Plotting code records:
^^^^^^^^^^^^^^^^

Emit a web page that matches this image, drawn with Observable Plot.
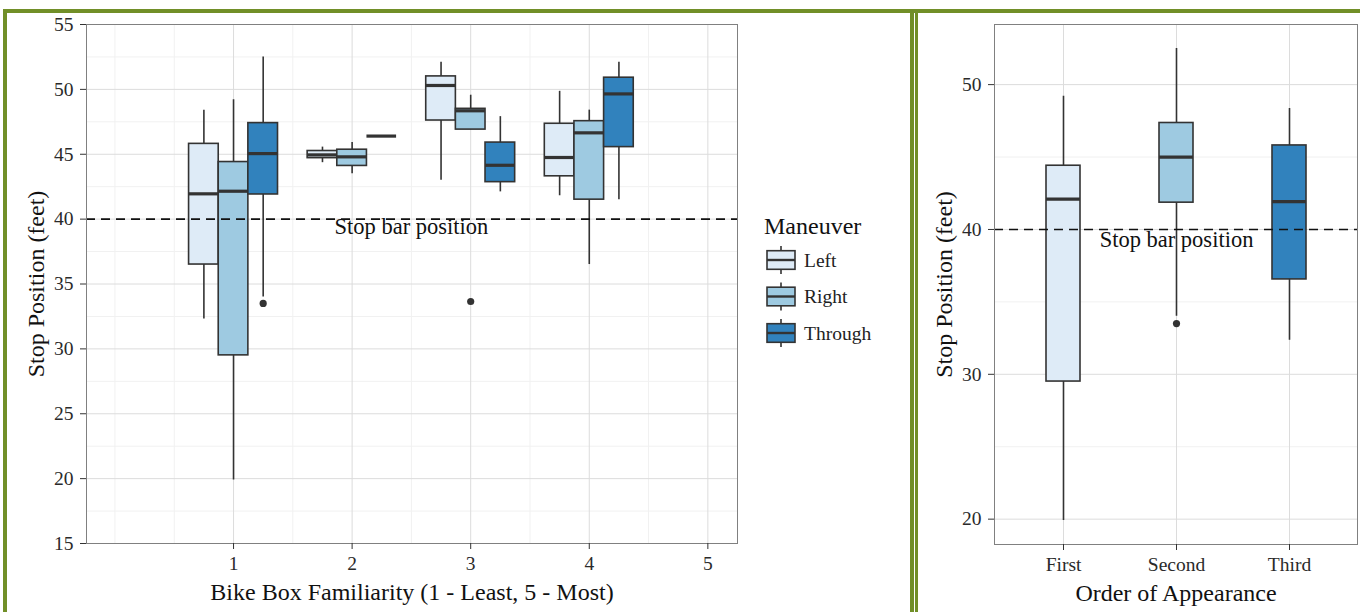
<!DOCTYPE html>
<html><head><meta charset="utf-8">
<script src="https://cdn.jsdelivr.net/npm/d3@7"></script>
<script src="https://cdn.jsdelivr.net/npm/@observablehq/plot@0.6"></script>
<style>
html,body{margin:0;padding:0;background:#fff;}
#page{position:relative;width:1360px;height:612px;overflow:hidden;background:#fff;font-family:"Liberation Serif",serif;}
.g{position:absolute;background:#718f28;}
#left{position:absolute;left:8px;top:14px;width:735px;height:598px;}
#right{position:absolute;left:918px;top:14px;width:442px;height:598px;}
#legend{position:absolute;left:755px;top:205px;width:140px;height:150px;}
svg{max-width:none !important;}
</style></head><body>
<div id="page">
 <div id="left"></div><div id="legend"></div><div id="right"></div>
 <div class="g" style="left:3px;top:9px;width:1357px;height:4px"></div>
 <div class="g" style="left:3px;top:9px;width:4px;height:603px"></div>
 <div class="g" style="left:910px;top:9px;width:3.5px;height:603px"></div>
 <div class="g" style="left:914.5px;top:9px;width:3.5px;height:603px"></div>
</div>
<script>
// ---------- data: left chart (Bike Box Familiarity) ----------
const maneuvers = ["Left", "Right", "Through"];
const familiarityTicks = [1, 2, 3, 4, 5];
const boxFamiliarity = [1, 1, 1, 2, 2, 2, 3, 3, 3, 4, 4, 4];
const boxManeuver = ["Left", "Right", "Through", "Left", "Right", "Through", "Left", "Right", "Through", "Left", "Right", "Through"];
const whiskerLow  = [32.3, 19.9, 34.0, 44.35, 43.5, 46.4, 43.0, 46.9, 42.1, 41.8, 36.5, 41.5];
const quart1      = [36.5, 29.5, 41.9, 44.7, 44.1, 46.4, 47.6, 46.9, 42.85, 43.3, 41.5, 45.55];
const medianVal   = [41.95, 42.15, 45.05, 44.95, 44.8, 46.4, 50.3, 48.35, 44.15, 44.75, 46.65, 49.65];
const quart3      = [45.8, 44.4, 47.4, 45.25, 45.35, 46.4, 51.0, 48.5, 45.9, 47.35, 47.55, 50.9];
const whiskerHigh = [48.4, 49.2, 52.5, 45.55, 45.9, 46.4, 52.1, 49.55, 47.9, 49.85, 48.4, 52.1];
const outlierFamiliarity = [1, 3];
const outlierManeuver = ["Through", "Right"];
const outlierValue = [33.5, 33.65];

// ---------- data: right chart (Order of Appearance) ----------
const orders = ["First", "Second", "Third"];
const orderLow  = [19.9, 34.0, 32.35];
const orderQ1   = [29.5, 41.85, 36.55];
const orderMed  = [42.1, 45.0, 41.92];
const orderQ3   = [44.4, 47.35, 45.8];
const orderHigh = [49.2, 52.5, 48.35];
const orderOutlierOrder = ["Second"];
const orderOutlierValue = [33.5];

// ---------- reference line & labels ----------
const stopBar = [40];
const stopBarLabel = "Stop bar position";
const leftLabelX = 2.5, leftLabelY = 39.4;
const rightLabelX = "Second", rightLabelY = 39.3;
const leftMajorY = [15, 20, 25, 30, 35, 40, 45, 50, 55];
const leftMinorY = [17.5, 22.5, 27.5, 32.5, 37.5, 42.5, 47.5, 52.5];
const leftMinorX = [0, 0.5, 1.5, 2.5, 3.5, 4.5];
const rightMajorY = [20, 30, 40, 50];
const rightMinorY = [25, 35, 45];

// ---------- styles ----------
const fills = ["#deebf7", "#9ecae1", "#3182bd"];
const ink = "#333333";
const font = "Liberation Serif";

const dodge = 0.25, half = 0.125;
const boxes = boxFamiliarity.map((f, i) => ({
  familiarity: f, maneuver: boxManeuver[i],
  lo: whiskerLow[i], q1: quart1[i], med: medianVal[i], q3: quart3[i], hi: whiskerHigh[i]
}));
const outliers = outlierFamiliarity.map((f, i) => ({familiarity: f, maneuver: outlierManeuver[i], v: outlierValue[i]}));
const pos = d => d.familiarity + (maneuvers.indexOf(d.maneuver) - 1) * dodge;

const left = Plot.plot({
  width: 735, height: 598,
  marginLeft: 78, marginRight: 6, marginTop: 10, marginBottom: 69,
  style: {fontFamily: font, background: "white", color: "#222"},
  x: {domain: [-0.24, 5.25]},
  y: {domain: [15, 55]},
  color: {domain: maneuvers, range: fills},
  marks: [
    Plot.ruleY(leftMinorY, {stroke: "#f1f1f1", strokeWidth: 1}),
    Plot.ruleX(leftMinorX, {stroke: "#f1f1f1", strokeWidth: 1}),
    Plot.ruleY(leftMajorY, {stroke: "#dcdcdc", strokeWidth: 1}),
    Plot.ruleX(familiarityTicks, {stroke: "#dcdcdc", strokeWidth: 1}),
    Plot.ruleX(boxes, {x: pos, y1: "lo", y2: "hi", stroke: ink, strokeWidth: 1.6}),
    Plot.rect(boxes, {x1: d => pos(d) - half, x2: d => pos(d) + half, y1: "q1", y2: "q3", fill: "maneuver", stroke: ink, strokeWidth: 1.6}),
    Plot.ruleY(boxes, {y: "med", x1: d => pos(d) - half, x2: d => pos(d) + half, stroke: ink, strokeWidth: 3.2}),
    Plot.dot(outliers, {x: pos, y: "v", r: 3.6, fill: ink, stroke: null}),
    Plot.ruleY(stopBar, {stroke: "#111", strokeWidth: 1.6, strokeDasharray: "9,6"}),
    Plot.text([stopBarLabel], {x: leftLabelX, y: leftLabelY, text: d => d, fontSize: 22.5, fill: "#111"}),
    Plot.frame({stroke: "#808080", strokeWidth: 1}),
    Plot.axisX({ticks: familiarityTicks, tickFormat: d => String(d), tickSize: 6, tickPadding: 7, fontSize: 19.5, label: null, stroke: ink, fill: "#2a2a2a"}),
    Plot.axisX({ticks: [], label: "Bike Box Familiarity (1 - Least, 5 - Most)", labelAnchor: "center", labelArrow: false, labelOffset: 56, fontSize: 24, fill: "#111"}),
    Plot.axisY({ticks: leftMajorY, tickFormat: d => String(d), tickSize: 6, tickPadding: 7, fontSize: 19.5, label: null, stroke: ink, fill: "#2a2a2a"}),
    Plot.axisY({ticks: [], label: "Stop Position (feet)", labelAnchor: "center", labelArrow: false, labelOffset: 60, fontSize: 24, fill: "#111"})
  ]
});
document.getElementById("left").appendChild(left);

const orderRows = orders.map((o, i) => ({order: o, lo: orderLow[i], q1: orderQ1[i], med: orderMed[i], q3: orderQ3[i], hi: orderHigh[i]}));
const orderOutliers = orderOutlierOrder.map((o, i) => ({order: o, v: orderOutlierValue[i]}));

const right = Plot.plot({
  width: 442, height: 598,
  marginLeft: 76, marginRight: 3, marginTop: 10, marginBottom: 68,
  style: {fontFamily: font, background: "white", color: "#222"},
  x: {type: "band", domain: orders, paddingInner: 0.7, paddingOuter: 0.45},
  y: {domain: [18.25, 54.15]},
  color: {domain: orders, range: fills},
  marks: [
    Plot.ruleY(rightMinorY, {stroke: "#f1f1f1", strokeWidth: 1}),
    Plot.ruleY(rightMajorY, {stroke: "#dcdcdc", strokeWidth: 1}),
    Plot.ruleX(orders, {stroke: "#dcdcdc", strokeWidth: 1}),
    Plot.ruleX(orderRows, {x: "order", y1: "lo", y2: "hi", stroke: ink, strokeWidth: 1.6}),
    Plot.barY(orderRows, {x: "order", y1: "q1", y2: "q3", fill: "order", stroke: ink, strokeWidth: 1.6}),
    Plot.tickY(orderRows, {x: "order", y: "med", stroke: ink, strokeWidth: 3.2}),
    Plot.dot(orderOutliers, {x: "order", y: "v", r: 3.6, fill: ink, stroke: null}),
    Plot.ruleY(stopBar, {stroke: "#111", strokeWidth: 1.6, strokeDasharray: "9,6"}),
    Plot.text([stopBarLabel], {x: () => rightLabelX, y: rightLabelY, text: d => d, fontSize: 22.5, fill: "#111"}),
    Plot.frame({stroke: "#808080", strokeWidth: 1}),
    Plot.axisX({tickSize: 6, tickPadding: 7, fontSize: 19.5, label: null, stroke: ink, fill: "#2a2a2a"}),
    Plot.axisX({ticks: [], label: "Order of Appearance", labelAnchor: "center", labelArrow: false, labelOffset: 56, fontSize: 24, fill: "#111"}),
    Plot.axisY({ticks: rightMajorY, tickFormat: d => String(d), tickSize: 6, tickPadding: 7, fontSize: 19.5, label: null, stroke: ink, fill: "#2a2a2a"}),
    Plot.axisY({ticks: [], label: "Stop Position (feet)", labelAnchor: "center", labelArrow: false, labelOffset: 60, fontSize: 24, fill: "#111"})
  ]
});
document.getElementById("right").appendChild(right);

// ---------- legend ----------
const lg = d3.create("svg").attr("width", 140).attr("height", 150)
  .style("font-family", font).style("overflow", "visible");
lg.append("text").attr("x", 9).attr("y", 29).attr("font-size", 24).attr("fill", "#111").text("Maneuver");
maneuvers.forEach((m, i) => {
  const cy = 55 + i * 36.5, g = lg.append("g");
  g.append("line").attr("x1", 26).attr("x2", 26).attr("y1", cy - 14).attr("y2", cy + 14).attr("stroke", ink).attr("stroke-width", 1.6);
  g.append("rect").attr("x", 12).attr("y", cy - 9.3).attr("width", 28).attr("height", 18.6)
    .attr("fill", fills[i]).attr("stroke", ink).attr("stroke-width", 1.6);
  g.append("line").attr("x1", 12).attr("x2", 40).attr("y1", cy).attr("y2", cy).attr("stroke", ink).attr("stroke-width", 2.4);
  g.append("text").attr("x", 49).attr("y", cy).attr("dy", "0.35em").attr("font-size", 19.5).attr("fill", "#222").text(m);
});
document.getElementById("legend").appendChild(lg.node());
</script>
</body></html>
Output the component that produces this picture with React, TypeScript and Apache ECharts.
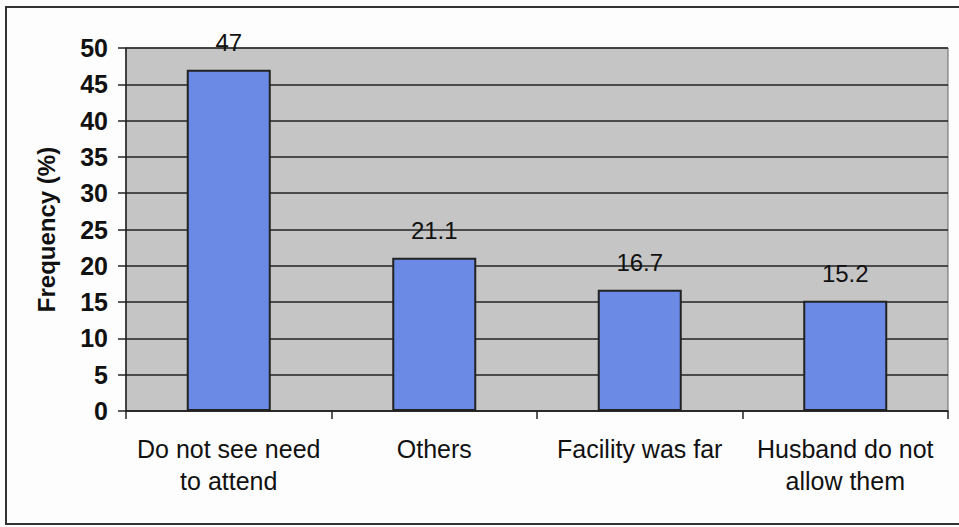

^^^^^^^^^^^^^^^^

[GIVEN REQUEST]
Reproduce every line of the listing above in which the string "this" appears.

[CORRECT ANSWER]
Emit a web page that matches this image, drawn with Observable Plot.
Output the component that produces this picture with React, TypeScript and Apache ECharts.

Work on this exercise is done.